*What is being asked*:
Repeat the material below exactly, with no pictures.

-----

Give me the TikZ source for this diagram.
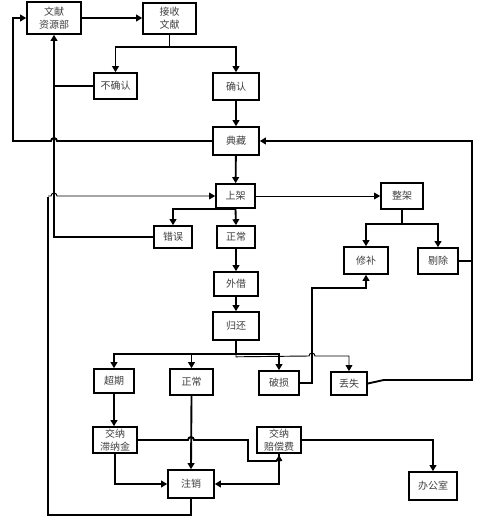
\documentclass[tikz,border=0pt]{standalone}
\usepackage{fontspec}
\newfontfamily\cjk{Noto Sans CJK SC}
\usetikzlibrary{arrows.meta}
\begin{document}
\begin{tikzpicture}[x=0.75pt,y=-0.75pt,
 box/.style={draw=black,line width=1.2pt,fill=white,inner sep=0pt,align=center,
   font=\cjk\fontsize{7.5}{9.5}\selectfont,text=black!75},
 sz/.style 2 args={minimum width=#1*0.75pt,minimum height=#2*0.75pt},
 conn/.style={line width=1.4pt},
 arr/.style={conn,-{Triangle[length=4.5pt,width=5pt]}},
 thinl/.style={line width=0.7pt},
 tarr/.style={thinl,-{Triangle[length=4.5pt,width=5pt]}},
 ]
\useasboundingbox (0,0) rectangle (484,525);
\fill[white] (0,0) rectangle (484,525);

% nodes
\node[box,sz={54}{32}] (zy) at (54,18) {文献\\资源部};
\node[box,sz={53}{31}] (js) at (169.5,18.5) {接收\\文献};
\node[box,sz={43}{26}] (bqr) at (115.5,86) {不确认};
\node[box,sz={46}{27}] (qr) at (236,86.5) {确认};
\node[box,sz={46}{28}] (dc) at (236,141) {典藏};
\node[box,sz={39}{24}] (sj) at (235.5,196) {上架};
\node[box,sz={38}{22}] (cw) at (173,237) {错误};
\node[box,sz={38}{22}] (zc1) at (236,237) {正常};
\node[box,sz={42}{26}] (zj) at (402,196) {整架};
\node[box,sz={44}{27}] (xb) at (366,260.5) {修补};
\node[box,sz={40}{26}] (tc) at (438,261) {剔除};
\node[box,sz={44}{24}] (wj) at (236,284) {外借};
\node[box,sz={46}{28}] (gh) at (236,326) {归还};
\node[box,sz={40}{24}] (cq) at (114,381) {超期};
\node[box,sz={43}{26}] (zc2) at (191.5,382) {正常};
\node[box,sz={40}{24}] (ps) at (279,383) {破损};
\node[box,sz={36}{23}] (ds) at (349,383.5) {丢失};
\node[box,sz={44}{26}] (jn1) at (115,440) {交纳\\滞纳金};
\node[box,sz={44}{26}] (pcf) at (279,440) {交纳\\赔偿费};
\node[box,sz={46}{28}] (zx) at (191,484) {注销};
\node[box,sz={48}{28}] (bgs) at (433,486) {办公室};

% top part
\draw[arr] (zy.east) -- (zy.east -| js.west);
\draw[conn] (js.south) -- ++(0,12.5) coordinate (b1);
\draw[arr] (b1) -| (bqr.north);
\draw[arr] (b1) -| (qr.north);
\draw[arr] (qr) -- (dc);
\draw[conn] (bqr.west) -- (bqr.west -| zy.south);
\draw[arr] (cw.west) -| (zy.south);
\draw[arr] (dc.west) -- (57,141) arc[start angle=0,end angle=180,radius=2.25pt]
  -- (13,141) |- (zy.west);
\draw[arr] (dc) -- (sj);
\draw[tarr] (sj.east) -- (sj.east -| zj.west);
\draw[conn] (zx.south) |- (48,515) -- (48,197);
\draw[tarr] (48,196) -- (51,196) arc[start angle=180,end angle=0,radius=2.25pt] -- (sj.west);
\draw[arr] (sj.south) -| (cw.north);
\draw[arr] (sj.south) -- (zc1.north);
\draw[arr] (zc1) -- (wj);
\draw[arr] (wj) -- (gh);

% right part
\draw[conn] (zj.south) -- ++(0,14) coordinate (z1);
\draw[arr] (z1) -| (xb.north);
\draw[arr] (z1) -| (tc.north);
\draw[arr] (ps.east) -- (312,383) -- (312,288) -| (xb.south);
\draw[arr] (ds.east) -- ++(16,-3.5) -- (472,380) |- (dc.east);
\draw[conn] (tc.east) -- (472,261);

% return branch
\draw[conn] (gh.south) -- ++(0,13) coordinate (g1);
\draw[arr] (g1) -| (cq.north);
\draw[arr] (g1 -| zc2.north) -- (zc2.north);
\draw[arr] (g1) -| (ps.north);
\draw[tarr] (g1) -- ++(0,3) -- (309,356) arc[start angle=180,end angle=0,radius=2.25pt] -| (ds.north);

% bottom part
\draw[arr] (cq.south) -- (cq.south |- jn1.north);
\draw[arr] (zc2.south) -- (zx.north);
\draw[conn] (jn1.east) -- (188,440) arc[start angle=180,end angle=0,radius=2.25pt]
  -- (248,440) -- (248,461) -- (276.5,461) -- (279,457) -- (281.5,461);
\draw[arr] (pcf.south) |- (zx.east);
\draw[arr] (jn1.south) |- (zx.west);
\draw[arr] (pcf.east) -| (bgs.north);
\end{tikzpicture}
\end{document}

-----

*Response to this exercise*:
Give me the TikZ source for this diagram.
\documentclass[tikz,border=0pt]{standalone}
\usepackage{fontspec}
\newfontfamily\cjk{Noto Sans CJK SC}
\usetikzlibrary{arrows.meta}
\begin{document}
\begin{tikzpicture}[x=0.75pt,y=-0.75pt,
 box/.style={draw=black,line width=1.2pt,fill=white,inner sep=0pt,align=center,
   font=\cjk\fontsize{7.5}{9.5}\selectfont,text=black!75},
 sz/.style 2 args={minimum width=#1*0.75pt,minimum height=#2*0.75pt},
 conn/.style={line width=1.4pt},
 arr/.style={conn,-{Triangle[length=4.5pt,width=5pt]}},
 thinl/.style={line width=0.7pt},
 tarr/.style={thinl,-{Triangle[length=4.5pt,width=5pt]}},
 ]
\useasboundingbox (0,0) rectangle (484,525);
\fill[white] (0,0) rectangle (484,525);

% nodes
\node[box,sz={54}{32}] (zy) at (54,18) {文献\\资源部};
\node[box,sz={53}{31}] (js) at (169.5,18.5) {接收\\文献};
\node[box,sz={43}{26}] (bqr) at (115.5,86) {不确认};
\node[box,sz={46}{27}] (qr) at (236,86.5) {确认};
\node[box,sz={46}{28}] (dc) at (236,141) {典藏};
\node[box,sz={39}{24}] (sj) at (235.5,196) {上架};
\node[box,sz={38}{22}] (cw) at (173,237) {错误};
\node[box,sz={38}{22}] (zc1) at (236,237) {正常};
\node[box,sz={42}{26}] (zj) at (402,196) {整架};
\node[box,sz={44}{27}] (xb) at (366,260.5) {修补};
\node[box,sz={40}{26}] (tc) at (438,261) {剔除};
\node[box,sz={44}{24}] (wj) at (236,284) {外借};
\node[box,sz={46}{28}] (gh) at (236,326) {归还};
\node[box,sz={40}{24}] (cq) at (114,381) {超期};
\node[box,sz={43}{26}] (zc2) at (191.5,382) {正常};
\node[box,sz={40}{24}] (ps) at (279,383) {破损};
\node[box,sz={36}{23}] (ds) at (349,383.5) {丢失};
\node[box,sz={44}{26}] (jn1) at (115,440) {交纳\\滞纳金};
\node[box,sz={44}{26}] (pcf) at (279,440) {交纳\\赔偿费};
\node[box,sz={46}{28}] (zx) at (191,484) {注销};
\node[box,sz={48}{28}] (bgs) at (433,486) {办公室};

% top part
\draw[arr] (zy.east) -- (zy.east -| js.west);
\draw[conn] (js.south) -- ++(0,12.5) coordinate (b1);
\draw[arr] (b1) -| (bqr.north);
\draw[arr] (b1) -| (qr.north);
\draw[arr] (qr) -- (dc);
\draw[conn] (bqr.west) -- (bqr.west -| zy.south);
\draw[arr] (cw.west) -| (zy.south);
\draw[arr] (dc.west) -- (57,141) arc[start angle=0,end angle=180,radius=2.25pt]
  -- (13,141) |- (zy.west);
\draw[arr] (dc) -- (sj);
\draw[tarr] (sj.east) -- (sj.east -| zj.west);
\draw[conn] (zx.south) |- (48,515) -- (48,197);
\draw[tarr] (48,196) -- (51,196) arc[start angle=180,end angle=0,radius=2.25pt] -- (sj.west);
\draw[arr] (sj.south) -| (cw.north);
\draw[arr] (sj.south) -- (zc1.north);
\draw[arr] (zc1) -- (wj);
\draw[arr] (wj) -- (gh);

% right part
\draw[conn] (zj.south) -- ++(0,14) coordinate (z1);
\draw[arr] (z1) -| (xb.north);
\draw[arr] (z1) -| (tc.north);
\draw[arr] (ps.east) -- (312,383) -- (312,288) -| (xb.south);
\draw[arr] (ds.east) -- ++(16,-3.5) -- (472,380) |- (dc.east);
\draw[conn] (tc.east) -- (472,261);

% return branch
\draw[conn] (gh.south) -- ++(0,13) coordinate (g1);
\draw[arr] (g1) -| (cq.north);
\draw[arr] (g1 -| zc2.north) -- (zc2.north);
\draw[arr] (g1) -| (ps.north);
\draw[tarr] (g1) -- ++(0,3) -- (309,356) arc[start angle=180,end angle=0,radius=2.25pt] -| (ds.north);

% bottom part
\draw[arr] (cq.south) -- (cq.south |- jn1.north);
\draw[arr] (zc2.south) -- (zx.north);
\draw[conn] (jn1.east) -- (188,440) arc[start angle=180,end angle=0,radius=2.25pt]
  -- (248,440) -- (248,461) -- (276.5,461) -- (279,457) -- (281.5,461);
\draw[arr] (pcf.south) |- (zx.east);
\draw[arr] (jn1.south) |- (zx.west);
\draw[arr] (pcf.east) -| (bgs.north);
\end{tikzpicture}
\end{document}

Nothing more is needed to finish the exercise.